## PROBLEM STATEMENT
Take every line from the first down to the line with "145.6, 148.8, 153.7]" and set it down exactly, without the pictures.

## INFORMATION PROVIDED
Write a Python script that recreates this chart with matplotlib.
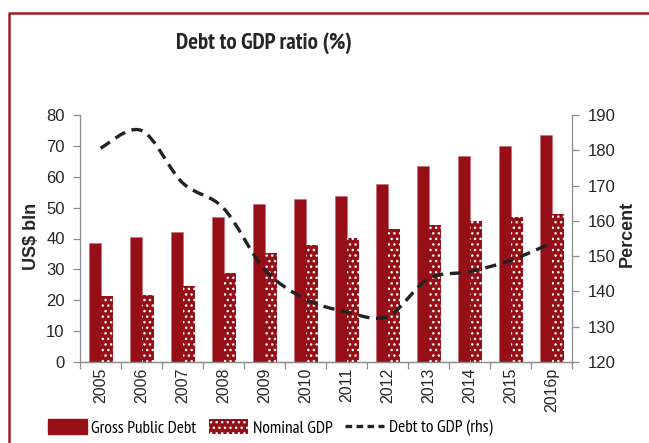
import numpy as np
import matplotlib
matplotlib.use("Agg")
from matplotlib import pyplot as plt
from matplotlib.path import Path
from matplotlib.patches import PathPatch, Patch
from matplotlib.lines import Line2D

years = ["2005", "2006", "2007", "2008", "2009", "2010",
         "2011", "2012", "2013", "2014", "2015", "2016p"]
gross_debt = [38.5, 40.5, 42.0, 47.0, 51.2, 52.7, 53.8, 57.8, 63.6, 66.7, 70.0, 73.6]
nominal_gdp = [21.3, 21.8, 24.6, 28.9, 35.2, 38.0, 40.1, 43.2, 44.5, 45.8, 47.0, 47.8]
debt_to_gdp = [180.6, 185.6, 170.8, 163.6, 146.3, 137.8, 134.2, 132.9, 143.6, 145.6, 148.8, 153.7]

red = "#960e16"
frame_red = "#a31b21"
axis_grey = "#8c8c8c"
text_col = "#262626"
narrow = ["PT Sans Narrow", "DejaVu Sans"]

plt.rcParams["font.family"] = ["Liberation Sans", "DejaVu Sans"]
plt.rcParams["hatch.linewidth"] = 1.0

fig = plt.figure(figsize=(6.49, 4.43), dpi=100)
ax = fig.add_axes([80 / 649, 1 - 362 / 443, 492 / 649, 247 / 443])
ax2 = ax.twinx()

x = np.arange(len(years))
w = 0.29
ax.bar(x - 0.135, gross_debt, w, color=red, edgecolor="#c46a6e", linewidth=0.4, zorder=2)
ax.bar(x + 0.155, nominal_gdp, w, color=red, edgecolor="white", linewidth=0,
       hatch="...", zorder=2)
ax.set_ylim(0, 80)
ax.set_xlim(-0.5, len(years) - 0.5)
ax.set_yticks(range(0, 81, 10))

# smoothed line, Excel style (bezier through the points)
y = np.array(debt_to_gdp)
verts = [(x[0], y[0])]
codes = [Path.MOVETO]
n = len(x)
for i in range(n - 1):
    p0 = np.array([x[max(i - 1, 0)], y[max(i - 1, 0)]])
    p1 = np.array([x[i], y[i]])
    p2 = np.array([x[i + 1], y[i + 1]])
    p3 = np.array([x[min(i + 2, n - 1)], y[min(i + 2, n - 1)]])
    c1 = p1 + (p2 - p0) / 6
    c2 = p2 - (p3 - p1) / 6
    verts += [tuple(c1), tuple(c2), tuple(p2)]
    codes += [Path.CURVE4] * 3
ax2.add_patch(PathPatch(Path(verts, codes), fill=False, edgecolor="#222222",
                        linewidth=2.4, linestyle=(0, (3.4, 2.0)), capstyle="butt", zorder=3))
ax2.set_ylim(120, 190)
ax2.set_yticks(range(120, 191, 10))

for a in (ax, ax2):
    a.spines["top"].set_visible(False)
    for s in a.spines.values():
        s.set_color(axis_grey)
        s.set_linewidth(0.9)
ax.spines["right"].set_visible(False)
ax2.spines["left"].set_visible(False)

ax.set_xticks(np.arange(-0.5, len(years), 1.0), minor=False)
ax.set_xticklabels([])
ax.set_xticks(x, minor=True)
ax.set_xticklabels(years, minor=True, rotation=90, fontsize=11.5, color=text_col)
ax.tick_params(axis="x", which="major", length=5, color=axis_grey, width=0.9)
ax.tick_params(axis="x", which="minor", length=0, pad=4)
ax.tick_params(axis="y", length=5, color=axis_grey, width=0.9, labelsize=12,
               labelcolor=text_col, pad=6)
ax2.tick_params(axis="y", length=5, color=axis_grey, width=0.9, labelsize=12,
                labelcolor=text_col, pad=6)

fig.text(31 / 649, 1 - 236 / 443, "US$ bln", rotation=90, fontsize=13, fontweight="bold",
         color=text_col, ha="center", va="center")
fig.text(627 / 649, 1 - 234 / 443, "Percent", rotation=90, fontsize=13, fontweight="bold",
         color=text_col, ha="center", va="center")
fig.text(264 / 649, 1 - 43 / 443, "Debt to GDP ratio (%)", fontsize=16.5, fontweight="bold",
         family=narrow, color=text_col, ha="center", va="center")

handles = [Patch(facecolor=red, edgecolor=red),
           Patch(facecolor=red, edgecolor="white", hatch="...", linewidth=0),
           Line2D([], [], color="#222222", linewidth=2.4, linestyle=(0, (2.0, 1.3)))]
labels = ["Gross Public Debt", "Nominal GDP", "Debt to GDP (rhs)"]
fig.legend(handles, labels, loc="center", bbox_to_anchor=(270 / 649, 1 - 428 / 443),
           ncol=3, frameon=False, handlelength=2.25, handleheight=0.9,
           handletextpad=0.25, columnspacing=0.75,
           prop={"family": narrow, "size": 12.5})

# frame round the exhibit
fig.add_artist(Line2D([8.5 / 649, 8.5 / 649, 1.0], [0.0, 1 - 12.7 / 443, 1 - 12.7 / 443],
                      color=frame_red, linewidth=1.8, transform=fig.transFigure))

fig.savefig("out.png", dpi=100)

## SOLUTION TO THIS EXERCISE
Write a Python script that recreates this chart with matplotlib.
import numpy as np
import matplotlib
matplotlib.use("Agg")
from matplotlib import pyplot as plt
from matplotlib.path import Path
from matplotlib.patches import PathPatch, Patch
from matplotlib.lines import Line2D

years = ["2005", "2006", "2007", "2008", "2009", "2010",
         "2011", "2012", "2013", "2014", "2015", "2016p"]
gross_debt = [38.5, 40.5, 42.0, 47.0, 51.2, 52.7, 53.8, 57.8, 63.6, 66.7, 70.0, 73.6]
nominal_gdp = [21.3, 21.8, 24.6, 28.9, 35.2, 38.0, 40.1, 43.2, 44.5, 45.8, 47.0, 47.8]
debt_to_gdp = [180.6, 185.6, 170.8, 163.6, 146.3, 137.8, 134.2, 132.9, 143.6, 145.6, 148.8, 153.7]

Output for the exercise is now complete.